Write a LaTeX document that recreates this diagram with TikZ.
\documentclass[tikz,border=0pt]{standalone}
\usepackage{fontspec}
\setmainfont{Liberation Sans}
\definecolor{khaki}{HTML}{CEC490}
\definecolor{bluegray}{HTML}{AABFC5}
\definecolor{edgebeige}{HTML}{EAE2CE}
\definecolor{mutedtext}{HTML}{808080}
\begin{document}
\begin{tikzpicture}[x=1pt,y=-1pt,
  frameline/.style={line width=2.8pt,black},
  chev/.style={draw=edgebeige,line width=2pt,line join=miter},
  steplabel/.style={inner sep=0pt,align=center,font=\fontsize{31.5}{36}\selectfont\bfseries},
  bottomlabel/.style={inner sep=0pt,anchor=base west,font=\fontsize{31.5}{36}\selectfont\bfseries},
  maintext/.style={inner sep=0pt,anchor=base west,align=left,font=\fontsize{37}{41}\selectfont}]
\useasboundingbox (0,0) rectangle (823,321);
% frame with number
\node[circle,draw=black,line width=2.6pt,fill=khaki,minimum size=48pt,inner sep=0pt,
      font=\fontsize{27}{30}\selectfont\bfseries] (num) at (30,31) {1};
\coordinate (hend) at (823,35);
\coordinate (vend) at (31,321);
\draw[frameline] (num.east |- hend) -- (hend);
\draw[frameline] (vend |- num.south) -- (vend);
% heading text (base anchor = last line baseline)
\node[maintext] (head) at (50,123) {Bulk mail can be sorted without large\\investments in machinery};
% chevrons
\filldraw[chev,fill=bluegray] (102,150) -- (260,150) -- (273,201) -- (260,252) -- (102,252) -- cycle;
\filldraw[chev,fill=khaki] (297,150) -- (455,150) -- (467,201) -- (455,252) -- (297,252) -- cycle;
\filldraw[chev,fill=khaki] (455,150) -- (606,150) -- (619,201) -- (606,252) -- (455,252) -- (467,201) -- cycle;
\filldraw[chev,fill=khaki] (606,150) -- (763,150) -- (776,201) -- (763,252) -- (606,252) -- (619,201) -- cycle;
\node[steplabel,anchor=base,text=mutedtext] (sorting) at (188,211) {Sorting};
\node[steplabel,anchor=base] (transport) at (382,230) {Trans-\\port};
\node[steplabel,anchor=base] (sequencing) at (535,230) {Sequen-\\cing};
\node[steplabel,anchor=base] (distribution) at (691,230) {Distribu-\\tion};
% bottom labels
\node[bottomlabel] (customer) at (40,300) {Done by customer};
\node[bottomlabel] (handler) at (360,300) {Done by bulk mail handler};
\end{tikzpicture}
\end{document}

───

- **What this task involves**: Retype all of the data shown above, word for word.

- **Correct answer**:
Write a LaTeX document that recreates this diagram with TikZ.
\documentclass[tikz,border=0pt]{standalone}
\usepackage{fontspec}
\setmainfont{Liberation Sans}
\definecolor{khaki}{HTML}{CEC490}
\definecolor{bluegray}{HTML}{AABFC5}
\definecolor{edgebeige}{HTML}{EAE2CE}
\definecolor{mutedtext}{HTML}{808080}
\begin{document}
\begin{tikzpicture}[x=1pt,y=-1pt,
  frameline/.style={line width=2.8pt,black},
  chev/.style={draw=edgebeige,line width=2pt,line join=miter},
  steplabel/.style={inner sep=0pt,align=center,font=\fontsize{31.5}{36}\selectfont\bfseries},
  bottomlabel/.style={inner sep=0pt,anchor=base west,font=\fontsize{31.5}{36}\selectfont\bfseries},
  maintext/.style={inner sep=0pt,anchor=base west,align=left,font=\fontsize{37}{41}\selectfont}]
\useasboundingbox (0,0) rectangle (823,321);
% frame with number
\node[circle,draw=black,line width=2.6pt,fill=khaki,minimum size=48pt,inner sep=0pt,
      font=\fontsize{27}{30}\selectfont\bfseries] (num) at (30,31) {1};
\coordinate (hend) at (823,35);
\coordinate (vend) at (31,321);
\draw[frameline] (num.east |- hend) -- (hend);
\draw[frameline] (vend |- num.south) -- (vend);
% heading text (base anchor = last line baseline)
\node[maintext] (head) at (50,123) {Bulk mail can be sorted without large\\investments in machinery};
% chevrons
\filldraw[chev,fill=bluegray] (102,150) -- (260,150) -- (273,201) -- (260,252) -- (102,252) -- cycle;
\filldraw[chev,fill=khaki] (297,150) -- (455,150) -- (467,201) -- (455,252) -- (297,252) -- cycle;
\filldraw[chev,fill=khaki] (455,150) -- (606,150) -- (619,201) -- (606,252) -- (455,252) -- (467,201) -- cycle;
\filldraw[chev,fill=khaki] (606,150) -- (763,150) -- (776,201) -- (763,252) -- (606,252) -- (619,201) -- cycle;
\node[steplabel,anchor=base,text=mutedtext] (sorting) at (188,211) {Sorting};
\node[steplabel,anchor=base] (transport) at (382,230) {Trans-\\port};
\node[steplabel,anchor=base] (sequencing) at (535,230) {Sequen-\\cing};
\node[steplabel,anchor=base] (distribution) at (691,230) {Distribu-\\tion};
% bottom labels
\node[bottomlabel] (customer) at (40,300) {Done by customer};
\node[bottomlabel] (handler) at (360,300) {Done by bulk mail handler};
\end{tikzpicture}
\end{document}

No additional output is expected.